**Job**
Retype word for word the first line of the listing and each line after it up to the line with "import plotly.graph_objects as go", with the pictures taken out.

#### Exercise input

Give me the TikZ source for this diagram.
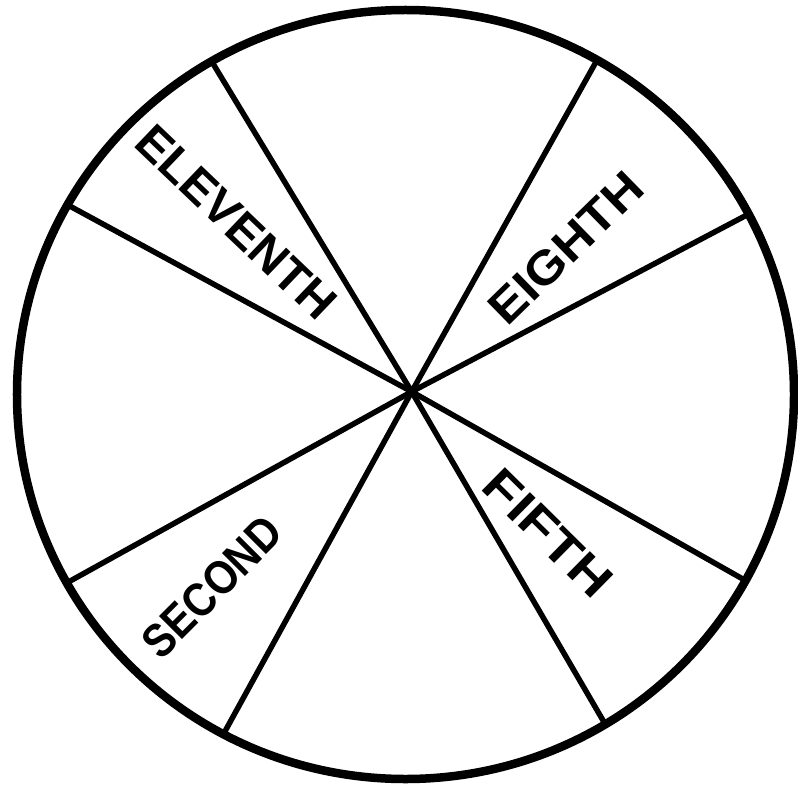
\documentclass[tikz,border=0pt]{standalone}
\usepackage{fontspec}
\setmainfont{Liberation Sans}
\begin{document}
\begin{tikzpicture}[x=1bp,y=-1bp,
  spoke/.style={line width=5.5bp,line cap=round},
  rim/.style={line width=8.5bp},
  label/.style={inner sep=0pt,font=\bfseries}]
\useasboundingbox (0,0) rectangle (798,789);
\coordinate (O) at (405.5,394.5);
\coordinate (X) at (411.7,391.7);
\begin{scope}
  \clip (O) ellipse [x radius=388.5bp, y radius=384.5bp];
  \foreach \a in {-121.2,59.8,-60.8,118.8,-27.8,151,-151.5,29.5}
    \draw[spoke] (X) -- ++(\a:520);
\end{scope}
\draw[rim] (O) ellipse [x radius=388.5bp, y radius=384.5bp];
\node[label,rotate=-43.7] (eleventh) at (236,222) {\resizebox{256bp}{33bp}{ELEVENTH}};
\node[label,rotate=44.3] (eighth) at (566,248) {\resizebox{195bp}{33bp}{EIGHTH}};
\node[label,rotate=-44.6] (fifth) at (548,533) {\resizebox{159bp}{33bp}{FIFTH}};
\node[label,rotate=45.1] (second) at (212,587) {\resizebox{177bp}{33bp}{SECOND}};
\end{tikzpicture}
\end{document}
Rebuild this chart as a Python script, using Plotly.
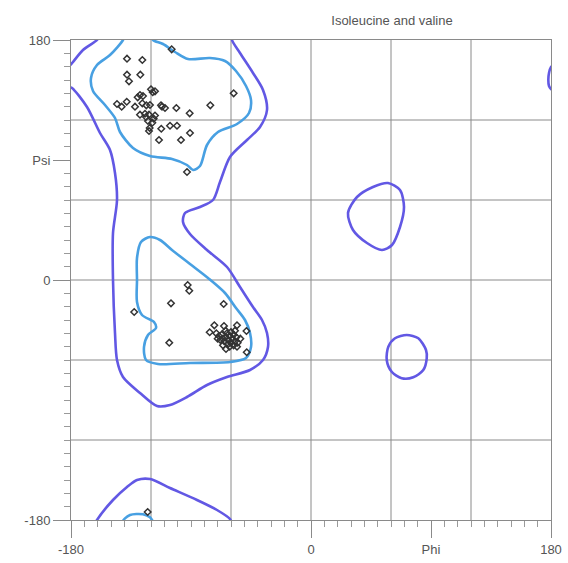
import plotly.graph_objects as go

title_text = "Isoleucine and valine"
x_tick_vals = [-180, 0, 90, 180]
x_tick_text = ["-180", "0", "Phi", "180"]
y_tick_vals = [-180, 0, 90, 180]
y_tick_text = ["-180", "0", "Psi", "180"]
grid_vals = [-120, -60, 0, 60, 120]

# Outer (dark) contour pieces
outer_main_phi = [-159.5, -160.5, -171, -178.5, -182, -182, -179.25, -168, -158.25, -150.75, -147, -145.5,
                  -148.5, -148.5, -147, -145.5, -141, -128.25, -115.5, -105.75, -93, -78, -63, -45.75, -36,
                  -32.25, -33, -36.75, -43.5, -53.25, -63, -78, -90.75, -96, -94.5, -83.25, -73.5, -68.25,
                  -60.75, -48, -38.25, -33, -36, -43.5, -53.25, -59.25, -58.5]
outer_main_psi = [182, 180, 172.5, 163.5, 159, 145, 144, 129.75, 110.25, 97.5, 80.25, 60,
                  35.25, 0, -39.75, -60, -72.75, -84.75, -94.5, -93.75, -87.75, -78.75, -72.75, -67.5, -60,
                  -50.25, -39.75, -30, -20.25, -5.25, 9.75, 22.5, 34.5, 43.5, 50.25, 54.75, 60, 73.5,
                  92.25, 105, 114.75, 127.5, 142.5, 155.25, 170.25, 180, 182]
outer_bottom_phi = [-161.5, -160.5, -148.5, -138, -130.5, -120.75, -105.75, -85.5, -70.5, -60.75, -59.5]
outer_bottom_psi = [-182, -180, -165, -155.25, -150, -149.25, -156, -165, -172.5, -179.25, -182]
outer_edge_phi = [182, 180, 178.5, 178, 178.5, 180, 182]
outer_edge_psi = [161, 159.75, 155.25, 150, 145.5, 143.25, 142]
outer_island_phi = [57.75, 46.5, 34.5, 27.75, 31.5, 42, 53.25, 60.75, 66.75, 69.75, 66.75, 57.75]
outer_island_psi = [72.75, 69.75, 62.25, 50.25, 37.5, 27.75, 22.5, 26.25, 39.75, 54.75, 67.5, 72.75]
outer_ring_phi = [71.8, 80.5, 86.25, 86.8, 84.2, 76.7, 68, 60.5, 56.8, 58, 63, 71.8]
outer_ring_psi = [-41.25, -43.7, -52.5, -58.7, -67.5, -73, -73.7, -68.8, -60, -50, -43.7, -41.25]

# Inner (light) contour pieces
inner_top_phi = [-140, -141, -150.75, -160.5, -165, -163.5, -154.5, -147, -143.25, -133.5, -120.75, -104.25,
                 -93, -88.5, -83.25, -78, -69.75, -55.5, -46.5, -45, -48.75, -56.25, -64.5, -75.75, -92.25,
                 -102, -111, -118.5, -119.5]
inner_top_psi = [183, 180, 168.75, 161.25, 151.5, 141.75, 131.25, 121.5, 111, 99, 93, 90.75,
                 86.25, 82.5, 85.5, 101.25, 111, 117, 125.25, 135, 145.5, 156.75, 164.25, 166.5, 165.75,
                 171, 177, 180, 183]
inner_bottom_phi = [-142, -139.5, -135.75, -131, -126, -120.75, -118]
inner_bottom_psi = [-182, -178.75, -176.25, -175.5, -175.75, -178, -182]
inner_mid_phi = [-120.75, -127.5, -130.5, -130.5, -130.5, -126.75, -117.75, -116.25, -122.25, -125.25, -123.75,
                 -114.75, -90.75, -60.75, -48.75, -45, -45.75, -49.5, -56.25, -64.5, -77.25, -90.75, -104.25,
                 -113.25, -120.75]
inner_mid_psi = [32.25, 28.5, 16.5, 0, -16.5, -26.25, -31.5, -36, -41.25, -50.25, -60,
                 -63, -62.25, -61.5, -58.5, -50.25, -39.75, -30, -21, -9.75, 1.5, 12, 22.5,
                 30, 32.25]

# Residue points
point_phi = [-138, -126.5, -104.5, -138, -128, -136.5, -120, -117, -118.7, -128.25, -130, -126, -58,
             -145.5, -142, -138.2, -132, -126.5, -123.5, -120.75, -112.5, -109.5, -111.75, -101, -75.5,
             -91, -128.25, -124.5, -121.5, -118, -119, -121, -121.5, -105.75, -100.5, -112.3, -90.75,
             -114, -97.5, -93, -123.75, -117, -122.25,
             -92.5, -91.3, -105, -132.6, -65.5, -106.3, -72.5, -65.25, -55.5, -48.4, -76, -48.2, -63.75,
             -55.5, -71, -69, -67, -66, -64, -63, -62, -61, -60, -59, -58, -57, -56, -55, -65, -68, -62,
             -60, -64, -58, -53, -70, -66, -61, -57, -122.5]
point_psi = [166, 165, 173, 154, 154, 149, 143, 141.5, 140.8, 138.75, 137, 138, 140,
             132, 130, 133.7, 130, 132.5, 131, 131.25, 131, 129, 130, 129, 131,
             125, 124, 124.7, 124, 121, 118, 114, 111.75, 115.7, 115.7, 113.4, 110.25,
             105, 105, 81, 122.25, 123.4, 119.25,
             -3.75, -8, -17.5, -24, -18, -47, -34, -34.5, -34, -38.25, -39.2, -54.2, -51.75,
             -50, -40, -42, -41, -44, -43, -40, -45, -42, -47, -44, -41, -46, -43, -47, -46, -45, -48,
             -39, -38, -49, -44, -44, -49, -50, -38, -174]

DARK = "rgb(98,88,228)"
LIGHT = "rgb(72,160,226)"

fig = go.Figure()

def add_line(xs, ys, color):
    fig.add_trace(go.Scatter(x=xs, y=ys, mode="lines",
                             line=dict(color=color, width=2.6, shape="spline", smoothing=0.8),
                             hoverinfo="skip", showlegend=False))

for xs, ys in [(outer_main_phi, outer_main_psi), (outer_bottom_phi, outer_bottom_psi),
               (outer_edge_phi, outer_edge_psi), (outer_island_phi, outer_island_psi),
               (outer_ring_phi, outer_ring_psi)]:
    add_line(xs, ys, DARK)
for xs, ys in [(inner_top_phi, inner_top_psi), (inner_bottom_phi, inner_bottom_psi),
               (inner_mid_phi, inner_mid_psi)]:
    add_line(xs, ys, LIGHT)

fig.add_trace(go.Scatter(x=point_phi, y=point_psi, mode="markers",
                         marker=dict(symbol="diamond-open", size=5, color="#333333", line=dict(width=1.5)),
                         showlegend=False))

for v in grid_vals:
    fig.add_shape(type="line", xref="x", yref="paper", x0=v, x1=v, y0=0, y1=1,
                  line=dict(color="#8a8a8a", width=1), layer="below")
    fig.add_shape(type="line", xref="paper", yref="y", x0=0, x1=1, y0=v, y1=v,
                  line=dict(color="#8a8a8a", width=1), layer="below")

axis_common = dict(range=[-180, 180], showgrid=False, zeroline=False, showline=True, mirror=True,
                   linecolor="#8a8a8a", linewidth=1, tickmode="array", ticks="outside",
                   ticklen=17, tickcolor="#8a8a8a", tickwidth=1,
                   tickfont=dict(family="Liberation Sans, Arial", size=13, color="#555555"),
                   minor=dict(tick0=-180, dtick=10, ticks="outside", ticklen=6, tickcolor="#9a9a9a",
                              tickwidth=1, showgrid=False))

fig.update_xaxes(tickvals=x_tick_vals, ticktext=x_tick_text, **axis_common)
fig.update_yaxes(tickvals=y_tick_vals, ticktext=y_tick_text, **axis_common)

fig.update_layout(
    width=568, height=563,
    margin=dict(l=71, r=17, t=40, b=43, autoexpand=False),
    paper_bgcolor="white", plot_bgcolor="white",
    title=dict(text=title_text, x=392 / 568, xanchor="center", y=1 - 20 / 563, yanchor="middle",
               font=dict(family="Liberation Sans, Arial", size=13, color="#555555")),
)

fig.write_html("out.html", config={"displayModeBar": False},
               post_script="document.body.style.margin='0';document.documentElement.style.overflow='hidden';")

########

**Result**
Give me the TikZ source for this diagram.
\documentclass[tikz,border=0pt]{standalone}
\usepackage{fontspec}
\setmainfont{Liberation Sans}
\begin{document}
\begin{tikzpicture}[x=1bp,y=-1bp,
  spoke/.style={line width=5.5bp,line cap=round},
  rim/.style={line width=8.5bp},
  label/.style={inner sep=0pt,font=\bfseries}]
\useasboundingbox (0,0) rectangle (798,789);
\coordinate (O) at (405.5,394.5);
\coordinate (X) at (411.7,391.7);
\begin{scope}
  \clip (O) ellipse [x radius=388.5bp, y radius=384.5bp];
  \foreach \a in {-121.2,59.8,-60.8,118.8,-27.8,151,-151.5,29.5}
    \draw[spoke] (X) -- ++(\a:520);
\end{scope}
\draw[rim] (O) ellipse [x radius=388.5bp, y radius=384.5bp];
\node[label,rotate=-43.7] (eleventh) at (236,222) {\resizebox{256bp}{33bp}{ELEVENTH}};
\node[label,rotate=44.3] (eighth) at (566,248) {\resizebox{195bp}{33bp}{EIGHTH}};
\node[label,rotate=-44.6] (fifth) at (548,533) {\resizebox{159bp}{33bp}{FIFTH}};
\node[label,rotate=45.1] (second) at (212,587) {\resizebox{177bp}{33bp}{SECOND}};
\end{tikzpicture}
\end{document}
Rebuild this chart as a Python script, using Plotly.
import plotly.graph_objects as go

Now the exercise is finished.